Output the full listing below exactly, without the pictures.

[SOURCE DATA]
------------------------------------

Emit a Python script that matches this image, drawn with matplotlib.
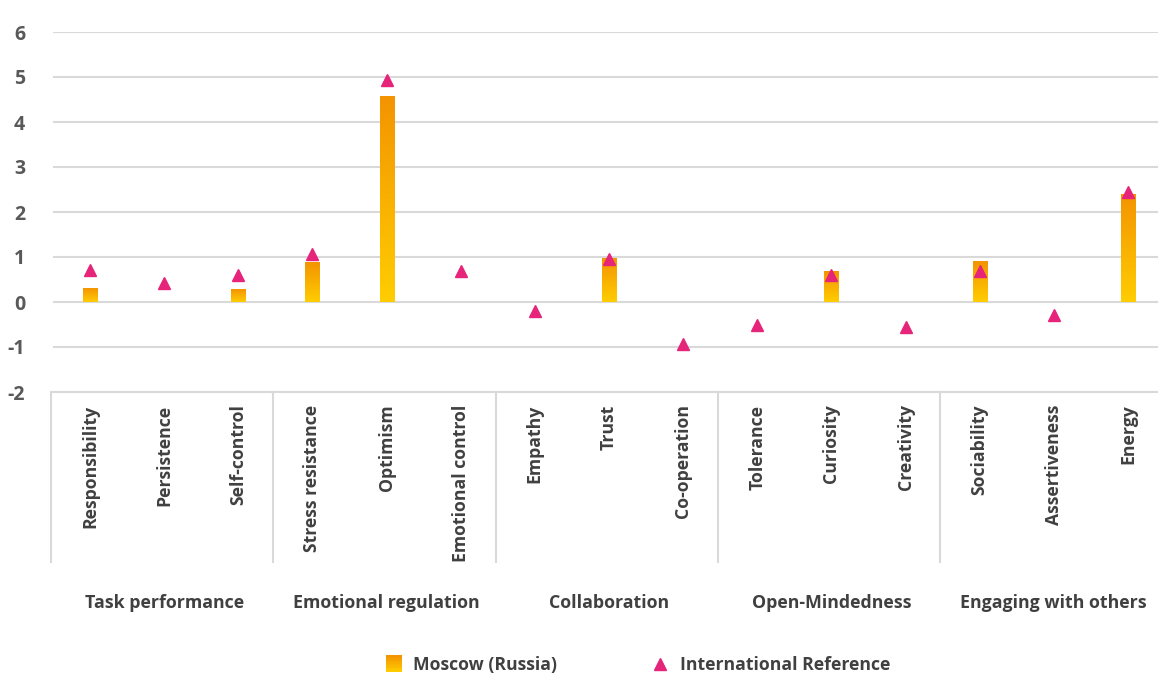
import numpy as np
import matplotlib
matplotlib.use("Agg")
import matplotlib.pyplot as plt
import matplotlib.transforms as mtransforms
from matplotlib.colors import LinearSegmentedColormap
from matplotlib.lines import Line2D
from matplotlib.patches import Rectangle
from matplotlib.legend_handler import HandlerBase

plt.rcParams['font.family'] = ['Open Sans', 'DejaVu Sans']

# ---- data ----
skills = ['Responsibility', 'Persistence', 'Self-control',
          'Stress resistance', 'Optimism', 'Emotional control',
          'Empathy', 'Trust', 'Co-operation',
          'Tolerance', 'Curiosity', 'Creativity',
          'Sociability', 'Assertiveness', 'Energy']
groups = ['Task performance', 'Emotional regulation', 'Collaboration',
          'Open-Mindedness', 'Engaging with others']
moscow = [0.31, 0.0, 0.27, 0.88, 4.57, 0.0, 0.0, 0.97, 0.0,
          0.0, 0.68, 0.0, 0.89, 0.0, 2.39]
intl_ref = [0.72, 0.42, 0.60, 1.07, 4.93, 0.68, -0.20, 0.95, -0.94,
            -0.52, 0.59, -0.55, 0.70, -0.29, 2.45]
yticks = [-2, -1, 0, 1, 2, 3, 4, 5, 6]

text_col = '#595959'
grid_col = '#D9D9D9'
pink = '#E5247A'
grad = LinearSegmentedColormap.from_list('grad', ['#FFCD00', '#F39400'])

W, H = 1158, 675
fig = plt.figure(figsize=(W / 100, H / 100), dpi=100)
ax = fig.add_axes([53 / W, 1 - 392 / H, 1112 / W, 360 / H])

x = np.arange(len(skills))
bw = 0.19
gimg = np.linspace(0, 1, 256).reshape(-1, 1)
for xi, v in zip(x, moscow):
    if v > 0:
        ax.imshow(gimg, cmap=grad, origin='lower', aspect='auto',
                  extent=[xi - bw / 2, xi + bw / 2, 0, v], zorder=2)

ax.plot(x, intl_ref, linestyle='none', marker='^', markersize=9,
        color=pink, zorder=3, clip_on=False)

ax.set_xlim(-0.5, len(skills) - 0.5)
ax.set_ylim(-2, 6)
ax.set_yticks(yticks)
ax.grid(axis='y', color=grid_col, linewidth=1.5, zorder=0)
ax.set_axisbelow(True)
for s in ['top', 'right', 'left']:
    ax.spines[s].set_visible(False)
ax.spines['bottom'].set_color(grid_col)
ax.spines['bottom'].set_linewidth(1.5)

ax.set_yticklabels([str(t) for t in yticks], fontsize=14, fontweight='bold',
                   color=text_col)
ax.tick_params(axis='y', length=0, pad=20)
ax.set_xticks(x)
ax.set_xticklabels(skills, rotation=90, fontsize=12.7, fontweight='bold',
                   color='#404040', va='top')
ax.tick_params(axis='x', length=0, pad=9)

# group dividers and labels
trans = mtransforms.blended_transform_factory(ax.transData, ax.transAxes)
for k in range(len(groups)):
    xb = 3 * k - 0.5
    ax.plot([xb - 0.03, xb - 0.03], [0, -170 / 360], transform=trans,
            color=grid_col, linewidth=1.5, clip_on=False)
    ax.text(3 * k + 1, -211 / 360, groups[k], transform=trans, ha='center',
            va='center', fontsize=12.8, fontweight='bold', color='#404040')


class GradHandler(HandlerBase):
    def create_artists(self, legend, orig, xd, yd, width, height, fontsize, trans):
        n = 12
        side = height * 1.3
        x0 = xd + (width - side) / 2
        y0 = yd + (height - side) / 2
        arts = []
        for i in range(n):
            r = Rectangle((x0, y0 + side * i / n), side, side / n + 0.3,
                          facecolor=grad(i / (n - 1)), edgecolor='none',
                          transform=trans)
            arts.append(r)
        return arts


h1 = Rectangle((0, 0), 1, 1)
h2 = Line2D([], [], linestyle='none', marker='^', markersize=9, color=pink)
leg = fig.legend([h1, h2], ['Moscow (Russia)', 'International Reference'],
                 loc='center', bbox_to_anchor=(637 / W, 1 - 665 / H), ncol=2,
                 frameon=False, handler_map={Rectangle: GradHandler()},
                 prop={'size': 12.7, 'weight': 'bold'}, columnspacing=5.3,
                 handlelength=1.1, handletextpad=0.55)
for t in leg.get_texts():
    t.set_color('#404040')

fig.savefig('out.png', dpi=100)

------------------------------------

[SOLUTION FOR THIS TASK]
Emit a Python script that matches this image, drawn with matplotlib.
import numpy as np
import matplotlib
matplotlib.use("Agg")
import matplotlib.pyplot as plt
import matplotlib.transforms as mtransforms
from matplotlib.colors import LinearSegmentedColormap
from matplotlib.lines import Line2D
from matplotlib.patches import Rectangle
from matplotlib.legend_handler import HandlerBase

plt.rcParams['font.family'] = ['Open Sans', 'DejaVu Sans']

# ---- data ----
skills = ['Responsibility', 'Persistence', 'Self-control',
          'Stress resistance', 'Optimism', 'Emotional control',
          'Empathy', 'Trust', 'Co-operation',
          'Tolerance', 'Curiosity', 'Creativity',
          'Sociability', 'Assertiveness', 'Energy']
groups = ['Task performance', 'Emotional regulation', 'Collaboration',
          'Open-Mindedness', 'Engaging with others']
moscow = [0.31, 0.0, 0.27, 0.88, 4.57, 0.0, 0.0, 0.97, 0.0,
          0.0, 0.68, 0.0, 0.89, 0.0, 2.39]
intl_ref = [0.72, 0.42, 0.60, 1.07, 4.93, 0.68, -0.20, 0.95, -0.94,
            -0.52, 0.59, -0.55, 0.70, -0.29, 2.45]
yticks = [-2, -1, 0, 1, 2, 3, 4, 5, 6]

text_col = '#595959'
grid_col = '#D9D9D9'
pink = '#E5247A'
grad = LinearSegmentedColormap.from_list('grad', ['#FFCD00', '#F39400'])

W, H = 1158, 675
fig = plt.figure(figsize=(W / 100, H / 100), dpi=100)
ax = fig.add_axes([53 / W, 1 - 392 / H, 1112 / W, 360 / H])

x = np.arange(len(skills))
bw = 0.19
gimg = np.linspace(0, 1, 256).reshape(-1, 1)
for xi, v in zip(x, moscow):
    if v > 0:
        ax.imshow(gimg, cmap=grad, origin='lower', aspect='auto',
                  extent=[xi - bw / 2, xi + bw / 2, 0, v], zorder=2)

ax.plot(x, intl_ref, linestyle='none', marker='^', markersize=9,
        color=pink, zorder=3, clip_on=False)

ax.set_xlim(-0.5, len(skills) - 0.5)
ax.set_ylim(-2, 6)
ax.set_yticks(yticks)
ax.grid(axis='y', color=grid_col, linewidth=1.5, zorder=0)
ax.set_axisbelow(True)
for s in ['top', 'right', 'left']:
    ax.spines[s].set_visible(False)
ax.spines['bottom'].set_color(grid_col)
ax.spines['bottom'].set_linewidth(1.5)

ax.set_yticklabels([str(t) for t in yticks], fontsize=14, fontweight='bold',
                   color=text_col)
ax.tick_params(axis='y', length=0, pad=20)
ax.set_xticks(x)
ax.set_xticklabels(skills, rotation=90, fontsize=12.7, fontweight='bold',
                   color='#404040', va='top')
ax.tick_params(axis='x', length=0, pad=9)

# group dividers and labels
trans = mtransforms.blended_transform_factory(ax.transData, ax.transAxes)
for k in range(len(groups)):
    xb = 3 * k - 0.5
    ax.plot([xb - 0.03, xb - 0.03], [0, -170 / 360], transform=trans,
            color=grid_col, linewidth=1.5, clip_on=False)
    ax.text(3 * k + 1, -211 / 360, groups[k], transform=trans, ha='center',
            va='center', fontsize=12.8, fontweight='bold', color='#404040')


class GradHandler(HandlerBase):
    def create_artists(self, legend, orig, xd, yd, width, height, fontsize, trans):
        n = 12
        side = height * 1.3
        x0 = xd + (width - side) / 2
        y0 = yd + (height - side) / 2
        arts = []
        for i in range(n):
            r = Rectangle((x0, y0 + side * i / n), side, side / n + 0.3,
                          facecolor=grad(i / (n - 1)), edgecolor='none',
                          transform=trans)
            arts.append(r)
        return arts


h1 = Rectangle((0, 0), 1, 1)
h2 = Line2D([], [], linestyle='none', marker='^', markersize=9, color=pink)
leg = fig.legend([h1, h2], ['Moscow (Russia)', 'International Reference'],
                 loc='center', bbox_to_anchor=(637 / W, 1 - 665 / H), ncol=2,
                 frameon=False, handler_map={Rectangle: GradHandler()},
                 prop={'size': 12.7, 'weight': 'bold'}, columnspacing=5.3,
                 handlelength=1.1, handletextpad=0.55)
for t in leg.get_texts():
    t.set_color('#404040')

fig.savefig('out.png', dpi=100)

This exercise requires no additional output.